The MASM Forum

General => The Laboratory => Topic started by: johnsa on August 18, 2012, 12:29:44 AM

Title: AVX test pieces
Post by: johnsa on August 18, 2012, 12:29:44 AM
Hey,

Was curious if anyone had started playing with AVX and done any test pieces or comparisons with traditional SSE?
I don't seem to be able to get JWASM to assemble any AVX instructions at all at present.

John
Title: Re: AVX test pieces
Post by: habran on August 18, 2012, 06:00:20 AM
Hi johnsa,
did you look  \JWasm207as\Regress\AVX1.ASM
there are all commands tested in use

regards
Title: Re: AVX test pieces
Post by: johnsa on August 20, 2012, 08:57:08 PM
Hey, Yeah I did... for example this should be no problem:

vmovaps [rdi],ymm0

But that won't assemble..
nor will

vpxor ymm0,ymm0

or anything else for that matter.
Title: Re: AVX test pieces
Post by: habran on August 20, 2012, 10:39:30 PM
try something like this:
  m256 label ymmword
  vmovaps m256,ymm0
  vmovaps ymm0,[rdi]
  vmovaps m256[rdi],ymm0


there is no command like
vmovaps [rdi],ymm0

and vpxor is AVX2 command AFAIK
Title: Re: AVX test pieces
Post by: johnsa on August 20, 2012, 11:07:33 PM
Well vmovaps seems to work if I use
vmovaps ymmword ptr [rdi],ymm0

But that shouldn't be necessary as it should be implicity being YMM0 as the register?

I still get general failure trying to use any xor operation..

vpxor ymm0,ymm0
vxorps ymm0,ymm0 etc...
Title: Re: AVX test pieces
Post by: johnsa on August 20, 2012, 11:35:26 PM
I was hoping to test memory fill and copy test pieces to see if AVX could offer any speedup over SSE code.
On my new machine however even my SSE test-pieces which used to be faster seem to have been superseded by good old rep stosq (at least for smaller allocation sizes)
Title: Re: AVX test pieces
Post by: hutch-- on August 21, 2012, 01:13:51 AM
John,

That effect has been seen before with Intel hardware, the PIV family of processors were slow with SSE code, often well thought out integer code was nearly as fast, on the Core2 series SSE got a lot faster and on the i3/5/7 series faster again.
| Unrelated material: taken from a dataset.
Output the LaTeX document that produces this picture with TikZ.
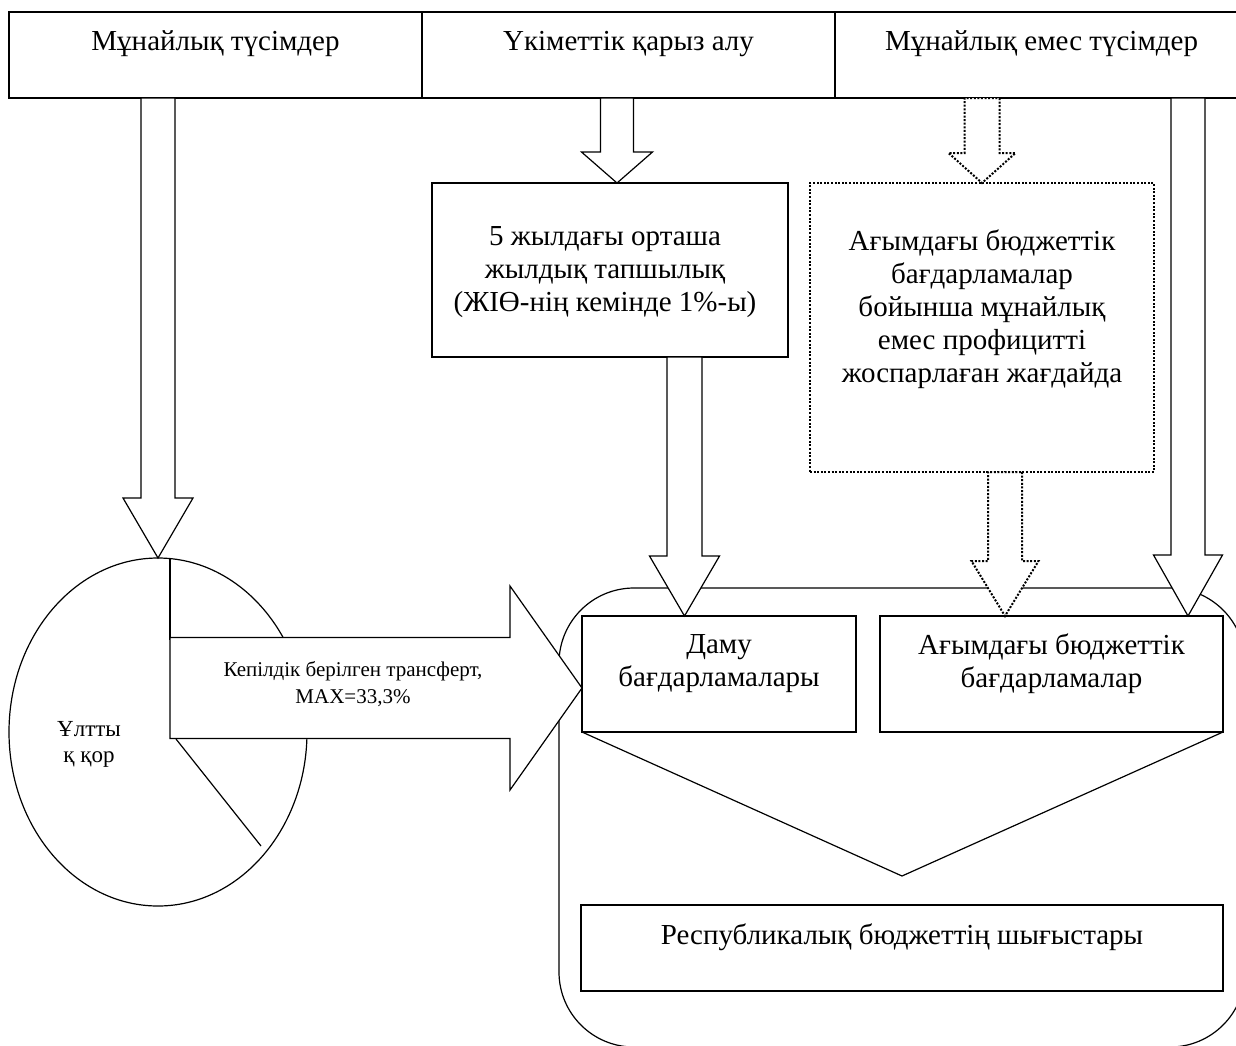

Now the exception seems to be the special case circuitry for at least some combinations of REP STOS/MOVS etc  .... I found with 32 bit code that it was often hard to improve on ordinary REP MOVSB/W/D with SSE with cached reads and direct write backs because the special case circuitry did all of these things well.

With 32 bit code there was a minimum threshold and from memory a maximum threshold where REP MOVS.. was fast, above and below it other combinations were faster at times.
Title: Re: AVX test pieces
Post by: johnsa on August 21, 2012, 01:16:25 AM
Agreed... I found the same. It was somewhere in the region of 4Mb for me. Under that size or repeated access gave better performance with REP STOSD, REP MOVSD. Over 4Mb it shifted in favour of hand-rolled SSE loop, up to about 100Mb at which point using the non temporal reads gave greater performance.